Neste início ele exige medidas que podem ter eventualmente impacto restritivo, mas que têm impacto expansionista ao longo do tempo.
Até quando será o período de ajuste?
Temos como política trabalhar com a previsão média do mercado, que prevê um crescimento ainda lento em 2015, recuperando-se no final de 2015 e entrando em 2016 com um crescimento mais alto.
A deterioração fiscal dos últimos anos leva a um risco de perda do grau de investimento do país?

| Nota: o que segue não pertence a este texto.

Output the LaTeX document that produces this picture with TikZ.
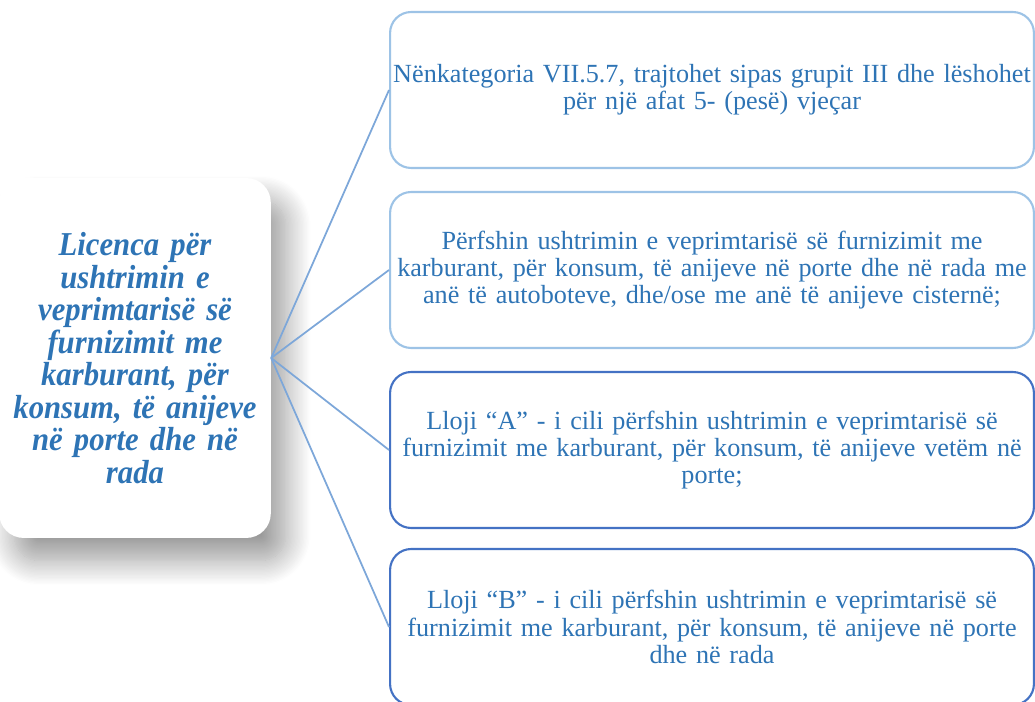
\documentclass[tikz,border=0pt]{standalone}
\usepackage{fontspec}
\setmainfont{Liberation Serif}
\newfontfamily\licfont[FakeStretch=0.92]{Liberation Serif}
\usepackage{xcolor}
\usepackage{tikz}
\usetikzlibrary{shadows.blur}
\usetikzlibrary{positioning}
\definecolor{txtblue}{HTML}{2E74B5}
\definecolor{lightedge}{HTML}{9DC3E6}
\definecolor{darkedge}{HTML}{4472C4}
\definecolor{linkblue}{HTML}{7DA7D9}
\tikzstyle{licbox}=[rectangle,rounded corners=14pt,fill=white,align=center,
text width=5.2cm,minimum width=5.3cm,minimum height=7.2cm,text=txtblue,
font=\licfont\fontsize{19}{18.5}\selectfont\bfseries\itshape,
blur shadow={shadow xshift=0.3cm,shadow yshift=-0.45cm,shadow blur radius=0.5cm,
shadow blur steps=20,shadow opacity=40}]
\tikzstyle{subbox}=[draw,rectangle,rounded corners=12pt,line width=1.2pt,fill=white,align=center,
inner sep=0pt,text width=12.85cm,minimum width=12.88cm,minimum height=3.12cm,text=txtblue,
font=\fontsize{14.9}{15.6}\selectfont]
\tikzstyle{link}=[draw,line width=1pt,-,linkblue]

\begin{document}
\begin{tikzpicture}[x=0.02cm,y=-0.02cm]
	\useasboundingbox (0,0) rectangle (1035,702);

	\node[licbox] (lic) at (135,358) {Licenca për\\ ushtrimin e\\ veprimtarisë së\\ furnizimit me\\ karburant, për\\ konsum, të anijeve\\ në porte dhe në\\ rada};

	\node[subbox,draw=lightedge] (nk) at (712,90) {Nënkategoria VII.5.7, trajtohet sipas grupit III dhe lëshohet\\ për një afat 5- (pesë) vjeçar};
	\node[subbox,draw=lightedge] (pf) at (712,270) {Përfshin ushtrimin e veprimtarisë së furnizimit me\\ karburant, për konsum, të anijeve në porte dhe në rada me\\ anë të autoboteve, dhe/ose me anë të anijeve cisternë;};
	\node[subbox,draw=darkedge] (la) at (712,450) {Lloji “A” - i cili përfshin ushtrimin e veprimtarisë së\\ furnizimit me karburant, për konsum, të anijeve vetëm në\\ porte;};
	\node[subbox,draw=darkedge] (lb) at (712,627) {Lloji “B” - i cili përfshin ushtrimin e veprimtarisë së\\ furnizimit me karburant, për konsum, të anijeve në porte\\ dhe në rada};

	\path[link] (lic.east) -- (nk.west);
	\path[link] (lic.east) -- (pf.west);
	\path[link] (lic.east) -- (la.west);
	\path[link] (lic.east) -- (lb.west);

\end{tikzpicture}
\end{document}
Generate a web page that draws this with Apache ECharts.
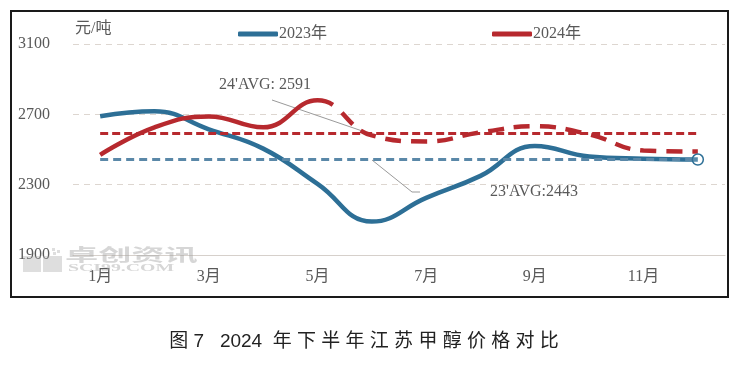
<!DOCTYPE html>
<html><head><meta charset="utf-8">
<script src="https://cdn.jsdelivr.net/npm/echarts@6/dist/echarts.min.js"></script>
<style>html,body{margin:0;padding:0;background:#fff}#c{width:741px;height:365px}</style>
</head><body><div id="c"></div>
<script>
const months = ['1月','2月','3月','4月','5月','6月','7月','8月','9月','10月','11月','12月'];
const yTicks = [1900, 2300, 2700, 3100];
const s2023 = [2689, 2717, 2615, 2505, 2305, 2090, 2225, 2350, 2520, 2460, 2448, 2443];
const s2024 = [2470, 2626, 2688, 2626, 2780, 2580, 2546, 2597, 2632, 2586, 2494, 2488];
const solidUntil = 4; // 2024 drawn solid through 5月, dashed afterwards
const avg2023 = 2443;
const avg2024 = 2591;
const caption = '图 7   2024  年 下 半 年 江 苏 甲 醇 价 格 对 比';

const serif = "'Liberation Serif', 'Noto Sans CJK SC', serif";
const BLUE = '#2d6f96', RED = '#b7292e';
const chart = echarts.init(document.getElementById('c'), null, {renderer: 'canvas'});
const option = {
  animation: false,
  backgroundColor: '#fff',
  grid: {left: 73, right: 16, top: 44, bottom: 110},
  legend: {
    left: 233, top: 21, itemGap: 165, itemWidth: 40, itemHeight: 5,
    icon: 'roundRect',
    itemStyle: {borderWidth: 0, borderType: 'solid'},
    lineStyle: {type: 'solid'},
    textStyle: {fontFamily: serif, fontSize: 16, color: '#595959', padding: [0,0,0,-4]},
    data: [
      {name: '2023年', itemStyle: {color: BLUE, borderWidth: 0, borderType: 'solid'}, lineStyle: {type: 'solid'}},
      {name: '2024年', itemStyle: {color: RED, borderWidth: 0, borderType: 'solid'}, lineStyle: {type: 'solid'}}
    ]
  },
  xAxis: {
    type: 'category', data: months, boundaryGap: true,
    axisLine: {show: true, lineStyle: {color: '#d6d0cb', width: 1}},
    axisTick: {show: false},
    axisLabel: {interval: 1, margin: 14, fontFamily: serif, fontSize: 16, color: '#595959'}
  },
  yAxis: {
    type: 'value', min: yTicks[0], max: yTicks[yTicks.length-1], interval: 400,
    axisLine: {show: false}, axisTick: {show: false},
    axisLabel: {margin: 23, fontFamily: serif, fontSize: 16, color: '#595959', formatter: v => String(v)},
    splitLine: {show: true, lineStyle: {color: '#ddd6d0', type: [6, 5], width: 1}}
  },
  series: [
    {
      name: '2023年', type: 'line', data: s2023, smooth: 0.45, showSymbol: false,
      lineStyle: {color: BLUE, width: 4.5}, itemStyle: {color: BLUE}, z: 3,
      markLine: {
        silent: true, symbol: 'none', label: {show: false},
        lineStyle: {color: '#5a88a8', width: 3, type: [8, 5]},
        data: [[{coord: [0, avg2023]}, {coord: [11, avg2023]}]]
      },
      markPoint: {
        silent: true, symbol: 'circle', symbolSize: 11, label: {show: false},
        itemStyle: {color: 'rgba(255,255,255,0.2)', borderColor: BLUE, borderWidth: 1.5},
        data: [{coord: [11, s2023[11]]}]
      }
    },
    {
      name: '2024年', type: 'line', data: s2024, smooth: 0.45, showSymbol: false,
      lineStyle: {color: RED, width: 4.5}, itemStyle: {color: RED}, z: 4,
      markLine: {
        silent: true, symbol: 'none', label: {show: false},
        lineStyle: {color: RED, width: 3, type: [8, 4]},
        data: [[{coord: [0, avg2024]}, {coord: [11, avg2024]}]]
      }
    }
  ],
  graphic: [
    {type: 'rect', shape: {x: 11, y: 11, width: 717, height: 286}, style: {fill: 'none', stroke: '#1a1a1a', lineWidth: 2}, z: 100},
    {type: 'text', left: 75, top: 21, style: {text: '元/吨', font: "16px 'Liberation Serif', 'Noto Sans CJK SC'", fill: '#595959'}},
    {type: 'text', left: 219, top: 77, style: {text: "24'AVG: 2591", font: "16px 'Liberation Serif'", fill: '#595959'}},
    {type: 'text', left: 490, top: 184, style: {text: "23'AVG:2443", font: "16px 'Liberation Serif'", fill: '#595959'}},
    {type: 'polyline', shape: {points: [[272, 100], [371, 134]]}, style: {stroke: '#9a9a9a', lineWidth: 1, fill: 'none'}, z: 2},
    {type: 'polyline', shape: {points: [[372, 160], [412, 192], [420, 192]]}, style: {stroke: '#9a9a9a', lineWidth: 1, fill: 'none'}, z: 2},
    {type: 'rect', shape: {x: 23, y: 256, width: 18, height: 16}, style: {fill: 'rgba(160,160,160,0.35)'}, z: 1},
    {type: 'rect', shape: {x: 43, y: 256, width: 19, height: 16}, style: {fill: 'rgba(160,160,160,0.35)'}, z: 1},
    {type: 'rect', shape: {x: 52, y: 248, width: 3, height: 3}, style: {fill: 'rgba(160,160,160,0.35)'}, z: 1},
    {type: 'rect', shape: {x: 57, y: 250, width: 3, height: 3}, style: {fill: 'rgba(160,160,160,0.35)'}, z: 1},
    {type: 'rect', shape: {x: 53, y: 252, width: 3, height: 3}, style: {fill: 'rgba(160,160,160,0.35)'}, z: 1},
    {type: 'text', x: 65, y: 246, scaleX: 1.95, style: {text: '卓创资讯', x: 0, y: 0, font: "bold 17px 'Noto Sans CJK SC'", fill: 'rgba(165,165,165,0.45)', verticalAlign: 'top'}, z: 1},
    {type: 'text', x: 68, y: 263, scaleX: 1.8, style: {text: 'SCI99.COM', x: 0, y: 0, font: "bold 11px 'Liberation Serif'", fill: 'rgba(165,165,165,0.45)', verticalAlign: 'top'}, z: 1},
    {type: 'text', x: 364, y: 342, style: {text: caption, font: "19px 'Liberation Sans', 'Noto Sans CJK SC'", fill: '#222', align: 'center', verticalAlign: 'middle'}}
  ]
};
chart.setOption(option);

// Build a dash pattern: solid up to (slightly past) 5月, then long dashes.
const pts = s2024.slice(0, solidUntil + 1).map((v, i) => chart.convertToPixel({gridIndex: 0}, [i, v]));
let len = 0;
for (let i = 1; i < pts.length; i++) {
  len += Math.hypot(pts[i][0] - pts[i-1][0], pts[i][1] - pts[i-1][1]);
}
const dash = [len * 1.02 + 14, 12];
for (let k = 0; k < 40; k++) dash.push(16, 10);
chart.setOption({series: [{}, {lineStyle: {type: dash, cap: 'butt'}}]});
</script></body></html>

Ainda não conversei com as agências de classificação de risco, pretendo fazê-lo, juntamente com a equipe econômica. É um risco que alguns analistas colocam, mas tenho certeza que vamos conseguir eliminá-lo.
O importante para manutenção do grau de investimento é a confiança numa trajetória fiscal consistente no longo prazo. Não é o resultado de um mês, de um ano, que garante uma boa avaliação, é a confiança que você tem numa política fiscal equilibrada ao longo de vários anos.
Isto é perfeitamente entendido pelas agências classificadoras de risco. Não há estabilidade econômica sem crescimento econômico, como não há crescimento econômico sem estabilidade.